Während der Vorbereitungen zu der Kunstinstallation The Square – ein hell leuchtendes Quadrat von vier mal vier Metern auf dem Vorplatz des Museums, das Christian immer wieder vorstellt als „sanctuary of trust and caring“, an dem alle die gleichen Rechte und Pflichten haben, (das Werk wurde im Vorfeld der Dreharbeiten tatsächlich von Ruben Östlund und dem Filmproduzenten Kalle Boman entwickelt und ist als permanente Installation in der schwedischen Stadt Värnamo zu sehen) – zeigt der Film Christian in einer recht losen Abfolge von teils sehr komischen Episoden in seinen unterschiedlichen Rollen: als intellektueller Kulturfunktionär, der aus dem Stegreif kunstwissenschaftliche Konzepte anwenden kann, als Mann, der seine Machtposition ausnutzt, um die Journalistin Anne (Elisabeth Moss) zu verführen, als Vater, der mit der Erziehung seiner Töchter überfordert ist, als Chef, Untergebener, Gastgeber.

(c) Magnolia Pictures
In diesen Milieubeschreibungen entlarvt Östlund den Kulturbetrieb als blasiertes und formelhaftes Umfeld, dessen vorgeblich hehre Absichten in krassem Widerspruch zu seinem tatsächlichen praktischen Handeln stehen. Putzkräfte fegen versehentlich Kunstwerke (aus Kieselsteinen bestehend) weg, penible Aufpasser verscheuchen die wenigen Besucher, die sich in die extravaganten Ausstellungen trauen und die banausische Werbeagentur, die The Square promoten soll, findet das Kunstwerk viel zu fade und zahm und möchte es lieber mittels eines reißerischen Clips bewerben, der zwar nichts mit der Botschaft des Werks zu tun hat, dafür aber allerniedrigste Instinkte bedient und hohe Klickzahlen generieren kann. Auch die Medien nimmt Östlund sich genüsslich vor: Attackieren sie Christian anfangs noch wegen des geschmacklosen Clips, so werfen sie ihm auf einer späteren Pressekonferenz (auf der er seinen Rücktritt verkündigt) Selbstzensur vor. Dies alles gipfelt schließlich in einer surrealen und schwer erträglichen Performance, bei der der Künstler Oleg (Terry Notary) die Förderer des Museums bei einem Galadinner als „Affenmensch“ so massiv bedrängt, dass die Situation völlig außer Kontrolle gerät (auch diese Episode ist einer realen Begebenheit nachempfunden, bei der der russische Performancekünstler Oleg Kulik 1996 als „kläffender Hund“ die Besucher der INTERPOL-Ausstellung in Stockholm biss).
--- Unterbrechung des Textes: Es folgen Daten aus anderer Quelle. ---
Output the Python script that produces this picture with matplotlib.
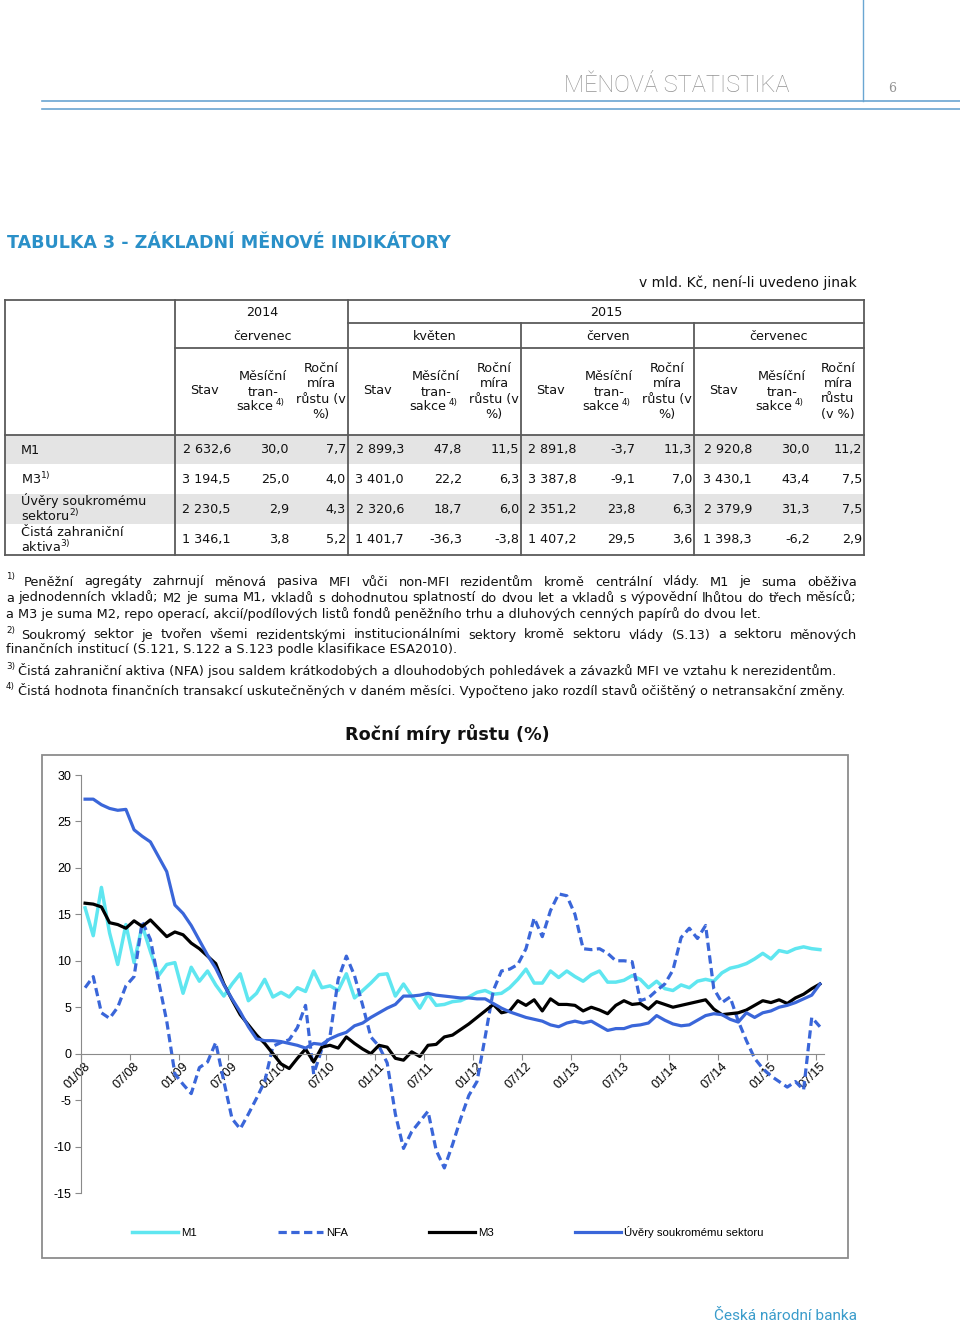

Dazwischen montiert Östlund aber auch wiederholt Aufnahmen von Obdachlosen und reflektiert damit über das Kunstmilieu hinaus die moralische Verfassung unserer Gesellschaft, die reale, omnipräsente Herausforderungen wie Obdachlosigkeit und Solidarität erst zu erkennen scheint, wenn sie mittels einer Kunstinstallation eventisiert werden. The Square ist eine über weite Strecken höchst unterhaltsame Gesellschaftssatire, die dabei aber auch Episoden aufweist, die zu lange und/oder zu wohlgefällig gerieten – womit der Film dann stellenweise genau jenem Milieu entspricht, das er eigentlich karikieren möchte. (aktuell im Utopia)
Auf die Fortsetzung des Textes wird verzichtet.